Peace I leave with you; my peace I give you.  I do not give to you as the world gives.  Do not let your hearts be troubled and do not be afraid. ~John14:27 

So often in my life I feel like I am at the mercy of circumstances—anxious and afraid.  It is so easy to get swept away in a whirlwind of fear and anxiety.  But when I stop playing the victim, and fully realize the offer that Jesus makes me, I realize that I do have the power and wherewithal to choose to live differently—in Christ.  He offers me his peace.  Not just any peace, but his peace.  It is his gift to me.  All I have to do is receive it. 

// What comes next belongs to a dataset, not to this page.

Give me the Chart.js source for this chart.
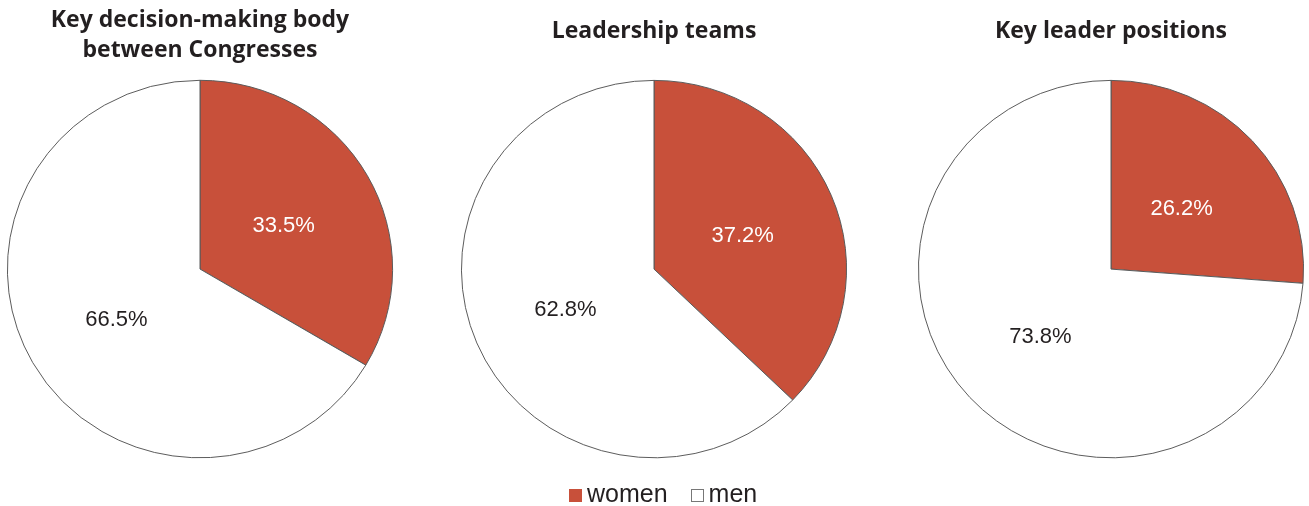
<!DOCTYPE html>
<html>
<head>
<meta charset="utf-8">
<script src="https://cdn.jsdelivr.net/npm/chart.js@4/dist/chart.umd.min.js"></script>
<style>
  html, body { margin: 0; padding: 0; background: #fff; }
  #wrap { position: relative; width: 1309px; height: 506px; overflow: hidden; }
  .pie { position: absolute; top: 0; height: 506px; }
  #legend { position: absolute; left: 569px; top: 479px; display: flex;
            font-family: "Liberation Sans", Arial, sans-serif; font-size: 25px; color: #231F20; }
  #legend .item { display: flex; align-items: center; margin-right: 23px; }
  #legend .sw { width: 13px; height: 13px; margin-right: 5px; box-sizing: border-box; margin-top: 3px; }
</style>
</head>
<body>
<div id="wrap">
  <div class="pie" style="left:0;width:400px"><canvas id="c1"></canvas></div>
  <div class="pie" style="left:454px;width:400px"><canvas id="c2"></canvas></div>
  <div class="pie" style="left:913px;width:396px"><canvas id="c3"></canvas></div>
  <div id="legend"></div>
</div>
<script>
// Share of women and men in each group (percent)
const categories = ["women", "men"];
const titles = [
  ["Key decision-making body", "between Congresses"],
  ["Leadership teams"],
  ["Key leader positions"]
];
const decisionBody = [33.5, 66.5];
const leadershipTeams = [37.2, 62.8];
const leaderPositions = [26.2, 73.8];

const sliceColors = ["#C8503A", "#FFFFFF"];
const labelColors = ["#FFFFFF", "#231F20"];
const edgeColor = "#5A5A5A";
const squash = 0.98; // pies are drawn very slightly flattened vertically
const labelSize = 22;

// Flattens the pie a little, anchored at its top edge
const flatten = {
  id: "flatten",
  beforeDatasetsDraw(chart) {
    const arc = chart.getDatasetMeta(0).data[0];
    const top = arc.y - arc.outerRadius;
    chart.ctx.save();
    chart.ctx.translate(0, top);
    chart.ctx.scale(1, squash);
    chart.ctx.translate(0, -top);
  },
  afterDatasetsDraw(chart) {
    chart.ctx.restore();
  }
};

// Draws each slice's percentage at the middle of its radius,
// with the digits vertically centred on that point
const sliceLabels = {
  id: "sliceLabels",
  afterDatasetsDraw(chart) {
    const ctx = chart.ctx;
    const meta = chart.getDatasetMeta(0);
    const values = chart.data.datasets[0].data;
    ctx.save();
    ctx.font = labelSize + 'px "Liberation Sans", Arial, sans-serif';
    ctx.textAlign = "center";
    ctx.textBaseline = "alphabetic";
    meta.data.forEach((arc, i) => {
      const p = arc.tooltipPosition();
      const top = arc.y - arc.outerRadius;
      const y = top + (p.y - top) * squash;
      ctx.fillStyle = labelColors[i];
      ctx.fillText(values[i].toFixed(1) + "%", p.x, y + labelSize * 0.36 + 2);
    });
    ctx.restore();
  }
};

function makePie(id, values, title) {
  const twoLines = title.length > 1;
  new Chart(document.getElementById(id), {
    type: "pie",
    data: {
      labels: categories,
      datasets: [{
        data: values,
        backgroundColor: sliceColors,
        borderColor: edgeColor,
        borderWidth: 1
      }]
    },
    options: {
      responsive: true,
      maintainAspectRatio: false,
      animation: false,
      layout: { padding: { bottom: 40 } },
      plugins: {
        legend: { display: false },
        tooltip: { enabled: false },
        title: {
          display: true,
          text: title,
          color: "#231F20",
          font: { family: '"Open Sans", sans-serif', size: 23, weight: "bold", lineHeight: 1.3 },
          padding: twoLines ? { top: 6, bottom: 14 } : { top: 17, bottom: 33 }
        }
      }
    },
    plugins: [flatten, sliceLabels]
  });
}

makePie("c1", decisionBody, titles[0]);
makePie("c2", leadershipTeams, titles[1]);
makePie("c3", leaderPositions, titles[2]);

// Legend shared by all three pies
const legend = document.getElementById("legend");
categories.forEach((name, i) => {
  const item = document.createElement("div");
  item.className = "item";
  const sw = document.createElement("span");
  sw.className = "sw";
  sw.style.background = sliceColors[i];
  sw.style.border = i === 0 ? "none" : "1px solid #777";
  const txt = document.createElement("span");
  txt.textContent = name;
  item.appendChild(sw);
  item.appendChild(txt);
  legend.appendChild(item);
});
</script>
</body>
</html>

Therein lies the problem.  I don’t always do that.  I allow myself to get overwhelmed and overcome by what is around or within me and it is just a downward spiral from there.  I think that’s because, although I know in my head that Jesus offers me his peace, I have failed to receive it.  Receiving involves more than just knowing in my head, it involves taking hold of that truth in my heart and making it my own.  We do not truly receive any gift until we take hold of it and make it our own.  And when I truly begin to do that with his peace, in prayer, anxiety and fear and insecurity seem to loosen their grip on me and I am able to breathe.

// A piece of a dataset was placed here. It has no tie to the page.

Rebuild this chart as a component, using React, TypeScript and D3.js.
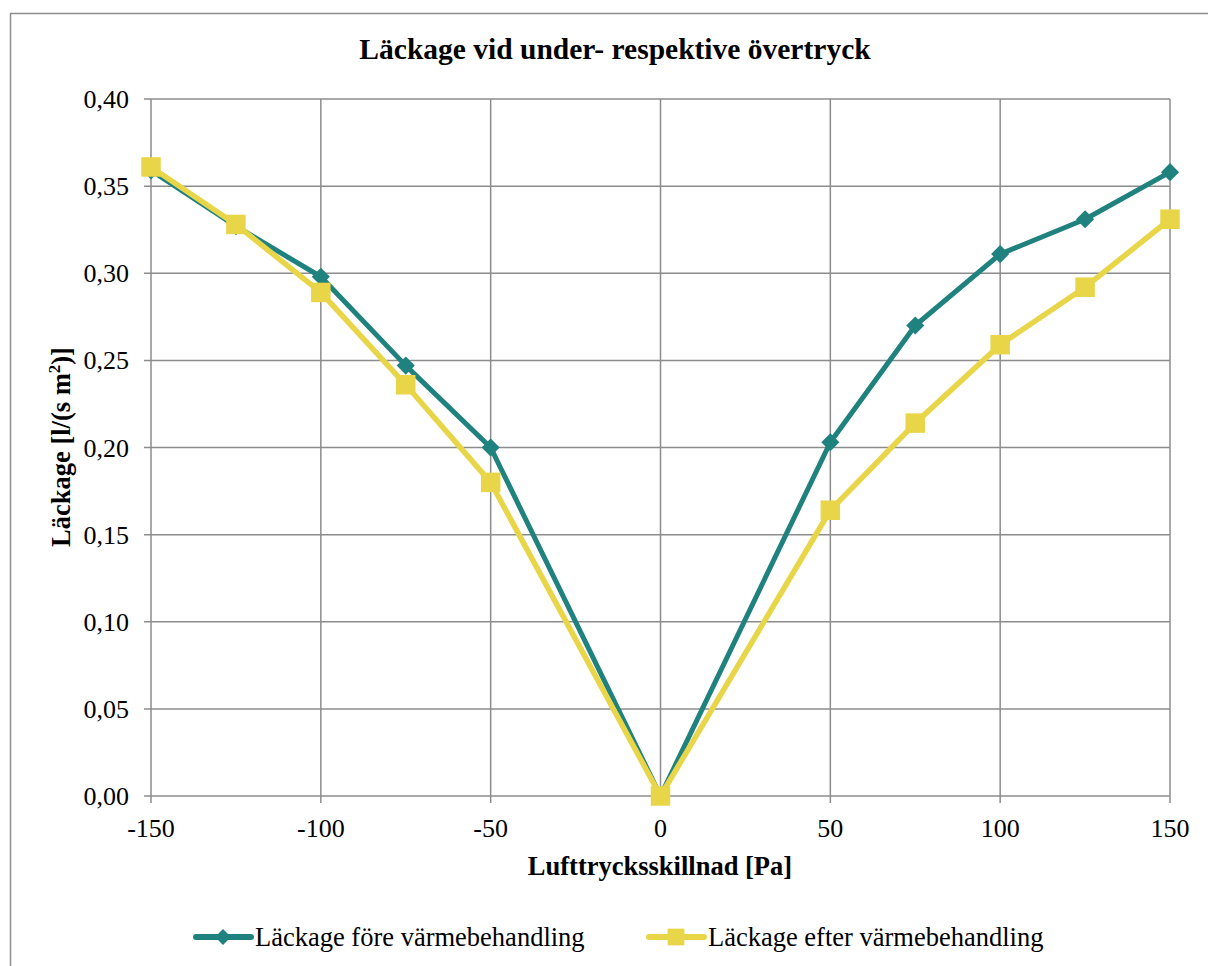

“My peace I give to you,” says Jesus. “Therefore, do not let your hearts be troubled.  You have another option.  When your heart is troubled it is because you let it be.  Receive my peace and your troubled heart can finally come to rest.  Do not be afraid.  Do not let your fears define you, but be defined by my love and my peace.  That is who you are.  Therefore, do not be swayed or blown about by fear, insecurity, or comparison.  Don’t allow people or things or circumstances to threaten or determine your worth.  Live in my deep affection.  Receive my peace this day.  Take hold of it.  Make it your own.  Be free.